UNABA DISTRICT, Panjshir Province – On a stretch of land beside the Panjshir River, two villages work with a single purpose. Together, villagers dig trenches, haul rocks, pour concrete, and carefully shape a narrow irrigation canal that will soon wind about 750 meters between the two Afghan communities, bringing water to fields tended by about 1,300 families.
From each village, of Unaba and Deh Meina in the Unaba district of Panjshir province, farmers have given up valuable riverside plots so that they and their neighbors can all benefit from the new irrigation project called Dhamm Canal. The improved water supply will mean farmers should be able to double production from their fields of wheat, corn, fruit, and other crops, says Alimi, community development council (CDC).

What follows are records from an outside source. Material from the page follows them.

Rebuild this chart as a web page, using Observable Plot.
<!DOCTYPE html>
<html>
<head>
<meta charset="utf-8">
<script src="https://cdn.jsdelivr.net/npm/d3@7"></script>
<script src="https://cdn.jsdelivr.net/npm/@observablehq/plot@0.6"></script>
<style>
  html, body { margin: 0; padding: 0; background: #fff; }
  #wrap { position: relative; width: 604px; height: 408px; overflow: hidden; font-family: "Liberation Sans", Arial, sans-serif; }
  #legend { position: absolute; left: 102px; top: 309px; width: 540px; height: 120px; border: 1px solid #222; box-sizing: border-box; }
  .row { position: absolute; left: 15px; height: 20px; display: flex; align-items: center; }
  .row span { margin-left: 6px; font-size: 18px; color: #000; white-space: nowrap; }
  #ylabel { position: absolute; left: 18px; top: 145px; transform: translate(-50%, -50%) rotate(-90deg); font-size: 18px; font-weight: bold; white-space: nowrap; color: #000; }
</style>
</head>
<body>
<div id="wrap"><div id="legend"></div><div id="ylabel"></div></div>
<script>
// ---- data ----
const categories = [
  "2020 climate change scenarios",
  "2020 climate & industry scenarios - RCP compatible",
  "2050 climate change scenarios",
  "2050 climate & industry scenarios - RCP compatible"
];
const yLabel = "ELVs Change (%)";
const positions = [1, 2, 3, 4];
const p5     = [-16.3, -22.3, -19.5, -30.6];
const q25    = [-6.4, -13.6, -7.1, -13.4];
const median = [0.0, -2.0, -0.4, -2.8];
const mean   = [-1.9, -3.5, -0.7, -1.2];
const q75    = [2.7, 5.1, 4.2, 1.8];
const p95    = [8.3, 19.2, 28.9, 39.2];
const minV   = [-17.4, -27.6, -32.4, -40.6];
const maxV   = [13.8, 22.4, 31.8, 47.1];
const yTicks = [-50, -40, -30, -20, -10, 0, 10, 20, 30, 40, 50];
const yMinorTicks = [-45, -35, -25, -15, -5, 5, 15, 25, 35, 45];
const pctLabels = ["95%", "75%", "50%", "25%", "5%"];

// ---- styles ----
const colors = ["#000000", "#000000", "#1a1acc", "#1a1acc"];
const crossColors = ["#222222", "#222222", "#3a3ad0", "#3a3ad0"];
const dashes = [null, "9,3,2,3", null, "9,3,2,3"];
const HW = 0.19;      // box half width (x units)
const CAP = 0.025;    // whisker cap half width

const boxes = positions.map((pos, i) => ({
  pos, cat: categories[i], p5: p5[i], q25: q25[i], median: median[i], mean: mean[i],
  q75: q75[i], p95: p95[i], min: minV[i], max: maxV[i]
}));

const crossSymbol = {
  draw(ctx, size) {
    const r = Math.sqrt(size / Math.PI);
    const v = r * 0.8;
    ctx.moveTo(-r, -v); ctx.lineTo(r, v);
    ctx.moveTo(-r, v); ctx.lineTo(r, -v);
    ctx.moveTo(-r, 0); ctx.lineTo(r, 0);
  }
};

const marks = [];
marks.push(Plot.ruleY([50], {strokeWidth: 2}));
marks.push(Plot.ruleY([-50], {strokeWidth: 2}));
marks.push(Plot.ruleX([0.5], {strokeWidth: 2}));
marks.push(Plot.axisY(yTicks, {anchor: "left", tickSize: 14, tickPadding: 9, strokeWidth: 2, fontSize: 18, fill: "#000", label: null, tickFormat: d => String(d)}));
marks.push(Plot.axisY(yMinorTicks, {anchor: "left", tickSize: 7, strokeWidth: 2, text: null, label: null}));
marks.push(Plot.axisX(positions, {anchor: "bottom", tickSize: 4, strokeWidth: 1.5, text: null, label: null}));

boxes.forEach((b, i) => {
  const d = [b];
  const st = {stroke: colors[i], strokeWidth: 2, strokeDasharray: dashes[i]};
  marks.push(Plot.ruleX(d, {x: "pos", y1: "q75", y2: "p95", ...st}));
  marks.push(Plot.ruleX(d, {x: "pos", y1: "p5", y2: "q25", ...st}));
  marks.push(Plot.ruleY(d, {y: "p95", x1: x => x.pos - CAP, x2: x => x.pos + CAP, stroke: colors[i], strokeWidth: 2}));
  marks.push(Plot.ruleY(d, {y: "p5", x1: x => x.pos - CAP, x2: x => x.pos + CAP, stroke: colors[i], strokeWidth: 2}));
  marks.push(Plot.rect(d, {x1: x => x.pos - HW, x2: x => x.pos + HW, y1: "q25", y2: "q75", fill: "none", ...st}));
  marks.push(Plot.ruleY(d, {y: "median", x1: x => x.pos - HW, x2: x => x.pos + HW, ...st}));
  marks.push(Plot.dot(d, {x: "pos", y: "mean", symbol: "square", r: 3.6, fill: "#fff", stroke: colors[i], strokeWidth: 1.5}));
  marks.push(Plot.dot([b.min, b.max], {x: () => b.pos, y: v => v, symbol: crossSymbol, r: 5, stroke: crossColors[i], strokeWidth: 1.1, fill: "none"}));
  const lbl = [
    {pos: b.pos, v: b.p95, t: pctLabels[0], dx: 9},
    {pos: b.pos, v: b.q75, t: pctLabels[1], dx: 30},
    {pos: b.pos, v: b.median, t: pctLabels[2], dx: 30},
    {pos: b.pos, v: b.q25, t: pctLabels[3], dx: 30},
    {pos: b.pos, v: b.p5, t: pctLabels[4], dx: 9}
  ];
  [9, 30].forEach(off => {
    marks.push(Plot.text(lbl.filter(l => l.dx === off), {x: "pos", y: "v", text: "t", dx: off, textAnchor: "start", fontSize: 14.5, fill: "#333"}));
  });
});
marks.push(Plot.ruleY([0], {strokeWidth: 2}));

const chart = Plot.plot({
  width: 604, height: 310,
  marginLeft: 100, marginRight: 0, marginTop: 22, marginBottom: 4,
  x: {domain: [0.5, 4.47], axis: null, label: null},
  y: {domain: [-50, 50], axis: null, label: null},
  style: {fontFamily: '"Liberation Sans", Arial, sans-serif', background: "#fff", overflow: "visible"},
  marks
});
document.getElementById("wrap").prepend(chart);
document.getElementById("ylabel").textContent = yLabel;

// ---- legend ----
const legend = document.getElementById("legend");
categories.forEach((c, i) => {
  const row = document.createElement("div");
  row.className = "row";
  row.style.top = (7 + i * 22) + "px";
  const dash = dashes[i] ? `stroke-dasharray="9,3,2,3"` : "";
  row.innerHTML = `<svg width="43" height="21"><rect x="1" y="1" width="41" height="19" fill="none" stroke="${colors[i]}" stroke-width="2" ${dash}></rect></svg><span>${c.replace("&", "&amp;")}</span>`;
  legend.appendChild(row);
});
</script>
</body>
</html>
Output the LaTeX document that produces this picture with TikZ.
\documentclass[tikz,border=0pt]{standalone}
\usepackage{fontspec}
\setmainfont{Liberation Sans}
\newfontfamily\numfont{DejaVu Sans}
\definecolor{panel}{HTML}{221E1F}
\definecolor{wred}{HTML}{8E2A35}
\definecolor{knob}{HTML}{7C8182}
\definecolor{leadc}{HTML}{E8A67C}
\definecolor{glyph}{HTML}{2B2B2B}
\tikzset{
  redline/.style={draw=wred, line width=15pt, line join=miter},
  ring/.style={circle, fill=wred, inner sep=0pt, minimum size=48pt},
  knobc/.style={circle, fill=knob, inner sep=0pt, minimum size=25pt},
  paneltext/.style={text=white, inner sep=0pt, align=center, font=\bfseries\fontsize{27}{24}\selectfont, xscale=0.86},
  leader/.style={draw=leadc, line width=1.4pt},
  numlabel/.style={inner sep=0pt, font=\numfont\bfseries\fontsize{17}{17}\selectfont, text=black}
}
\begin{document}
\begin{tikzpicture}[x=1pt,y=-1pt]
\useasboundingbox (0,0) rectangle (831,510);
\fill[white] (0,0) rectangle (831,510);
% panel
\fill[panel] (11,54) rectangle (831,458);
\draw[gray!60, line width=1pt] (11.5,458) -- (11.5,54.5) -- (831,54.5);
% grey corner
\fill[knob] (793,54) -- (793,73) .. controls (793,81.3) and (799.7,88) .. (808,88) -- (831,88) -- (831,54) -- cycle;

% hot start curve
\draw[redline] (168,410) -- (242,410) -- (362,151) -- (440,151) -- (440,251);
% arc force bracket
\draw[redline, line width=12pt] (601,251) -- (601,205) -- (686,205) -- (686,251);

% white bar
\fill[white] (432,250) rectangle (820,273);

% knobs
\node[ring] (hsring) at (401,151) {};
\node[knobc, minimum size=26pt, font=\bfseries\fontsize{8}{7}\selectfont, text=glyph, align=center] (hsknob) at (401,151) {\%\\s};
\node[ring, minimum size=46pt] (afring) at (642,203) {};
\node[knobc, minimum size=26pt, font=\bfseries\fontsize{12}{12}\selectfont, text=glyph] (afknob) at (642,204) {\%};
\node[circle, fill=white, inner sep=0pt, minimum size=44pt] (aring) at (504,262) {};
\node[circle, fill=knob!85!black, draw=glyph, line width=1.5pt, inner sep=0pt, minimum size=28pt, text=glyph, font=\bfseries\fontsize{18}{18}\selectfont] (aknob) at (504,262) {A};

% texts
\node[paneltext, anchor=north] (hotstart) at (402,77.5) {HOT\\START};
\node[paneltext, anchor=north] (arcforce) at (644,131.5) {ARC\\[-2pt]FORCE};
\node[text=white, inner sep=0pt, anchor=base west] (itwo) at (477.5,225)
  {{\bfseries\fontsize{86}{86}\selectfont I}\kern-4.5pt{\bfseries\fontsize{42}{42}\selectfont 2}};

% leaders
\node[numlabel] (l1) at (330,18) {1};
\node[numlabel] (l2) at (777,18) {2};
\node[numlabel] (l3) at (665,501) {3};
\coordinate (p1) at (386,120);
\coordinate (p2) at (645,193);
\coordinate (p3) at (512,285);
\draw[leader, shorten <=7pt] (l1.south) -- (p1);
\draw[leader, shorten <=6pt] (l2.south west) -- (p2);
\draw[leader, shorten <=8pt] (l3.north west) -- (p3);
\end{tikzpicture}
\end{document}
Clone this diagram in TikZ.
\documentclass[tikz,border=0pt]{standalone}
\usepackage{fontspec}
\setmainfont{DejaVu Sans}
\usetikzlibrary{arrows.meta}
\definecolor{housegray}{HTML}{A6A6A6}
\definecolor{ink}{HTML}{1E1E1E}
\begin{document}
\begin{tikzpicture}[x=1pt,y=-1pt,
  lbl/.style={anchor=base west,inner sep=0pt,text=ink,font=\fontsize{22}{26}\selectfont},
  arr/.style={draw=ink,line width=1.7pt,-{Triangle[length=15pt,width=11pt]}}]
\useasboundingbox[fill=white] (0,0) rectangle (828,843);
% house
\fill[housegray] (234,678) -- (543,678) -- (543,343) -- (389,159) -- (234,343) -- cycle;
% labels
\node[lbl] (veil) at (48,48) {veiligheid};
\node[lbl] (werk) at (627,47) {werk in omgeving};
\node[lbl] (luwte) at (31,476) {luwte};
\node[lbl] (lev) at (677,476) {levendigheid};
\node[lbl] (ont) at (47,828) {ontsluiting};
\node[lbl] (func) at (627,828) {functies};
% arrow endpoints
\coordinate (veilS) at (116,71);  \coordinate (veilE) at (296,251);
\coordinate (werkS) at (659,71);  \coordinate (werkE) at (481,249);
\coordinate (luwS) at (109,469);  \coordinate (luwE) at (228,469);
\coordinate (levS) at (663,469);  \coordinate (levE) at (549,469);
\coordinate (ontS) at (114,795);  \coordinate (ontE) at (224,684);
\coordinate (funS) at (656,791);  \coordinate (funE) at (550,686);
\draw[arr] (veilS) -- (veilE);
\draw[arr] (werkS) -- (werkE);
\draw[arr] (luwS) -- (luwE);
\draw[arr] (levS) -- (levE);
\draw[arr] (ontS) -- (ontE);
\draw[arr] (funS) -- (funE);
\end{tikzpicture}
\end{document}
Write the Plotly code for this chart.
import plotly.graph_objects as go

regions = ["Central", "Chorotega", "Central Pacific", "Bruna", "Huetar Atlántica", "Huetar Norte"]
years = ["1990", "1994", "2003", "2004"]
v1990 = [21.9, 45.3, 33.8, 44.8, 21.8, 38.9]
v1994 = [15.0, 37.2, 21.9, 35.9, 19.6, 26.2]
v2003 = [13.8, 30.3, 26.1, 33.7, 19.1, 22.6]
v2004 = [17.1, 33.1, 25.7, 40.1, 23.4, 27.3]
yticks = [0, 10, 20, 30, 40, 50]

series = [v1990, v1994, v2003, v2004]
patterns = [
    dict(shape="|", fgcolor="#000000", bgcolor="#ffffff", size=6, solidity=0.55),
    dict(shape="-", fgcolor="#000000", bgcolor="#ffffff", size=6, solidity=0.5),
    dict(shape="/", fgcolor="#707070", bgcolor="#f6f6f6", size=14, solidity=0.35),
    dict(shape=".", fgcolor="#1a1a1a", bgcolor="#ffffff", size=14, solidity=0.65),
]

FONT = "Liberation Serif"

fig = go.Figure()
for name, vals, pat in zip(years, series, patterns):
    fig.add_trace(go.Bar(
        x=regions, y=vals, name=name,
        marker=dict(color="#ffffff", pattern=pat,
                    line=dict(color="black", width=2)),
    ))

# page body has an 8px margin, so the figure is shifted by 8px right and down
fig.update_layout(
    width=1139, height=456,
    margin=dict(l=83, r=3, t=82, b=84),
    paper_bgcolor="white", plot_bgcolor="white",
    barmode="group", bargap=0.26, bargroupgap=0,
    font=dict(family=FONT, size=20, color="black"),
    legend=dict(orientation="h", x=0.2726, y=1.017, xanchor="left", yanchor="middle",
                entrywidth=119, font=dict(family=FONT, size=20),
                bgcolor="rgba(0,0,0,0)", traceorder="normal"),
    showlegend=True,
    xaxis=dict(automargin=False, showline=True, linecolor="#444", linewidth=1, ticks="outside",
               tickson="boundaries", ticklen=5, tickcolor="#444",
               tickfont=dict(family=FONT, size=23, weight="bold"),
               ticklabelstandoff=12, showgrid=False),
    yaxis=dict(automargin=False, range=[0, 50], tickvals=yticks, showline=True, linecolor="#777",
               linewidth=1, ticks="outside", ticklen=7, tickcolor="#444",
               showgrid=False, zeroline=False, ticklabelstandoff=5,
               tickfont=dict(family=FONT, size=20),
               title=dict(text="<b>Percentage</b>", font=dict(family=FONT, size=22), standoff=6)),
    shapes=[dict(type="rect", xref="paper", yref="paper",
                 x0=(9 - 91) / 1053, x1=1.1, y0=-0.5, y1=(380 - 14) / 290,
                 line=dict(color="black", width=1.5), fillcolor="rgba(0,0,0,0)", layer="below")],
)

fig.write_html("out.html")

Deh Meina’s council of 10 men and 10 women was created in 2012 under the auspices of the Ministry of Rural Rehabilitation and Development’s National Solidarity Project (NSP). Supported by the World Bank and Afghanistan Reconstruction Trust Fund (ARTF), the NSP mobilizes communities to run transparent elections and create CDCs, much like traditional Afghan shuras (councils). It is now estimated about 22,490 CDCs representing some 35,200 villages have been created under the NSP.
Once established, CDCs are eligible to apply for funding for a range of infrastructure and service projects, including access to power, roads, drinking and irrigation water, improved sanitation, bridges, and schools.
In the villages of Deh Meina and Unaba, the CDCs both voted for an irrigation canal, then approached each other with the idea of a joint project, says Mohammad, an engineer. The two communities sit next to each other on the Panjshir River. The new canal first crosses Deh Meina property and ends at Unaba.
The two communities each received about $60,000 funding for construction of their half of the canal. Every household also contributed about AFN400, says Ranjbar. “We all recognized that our first priority should be irrigation because when our level of income goes higher, then we can all have a better future,” says Ranjbar, who works in a government office to supplement his farm income and support three children.
“We will no longer have to tell our sons and daughters to work with us, but we can send them to school,” agrees Alimi, who has 10 children. “And people in our villages will also stop fighting with each other.”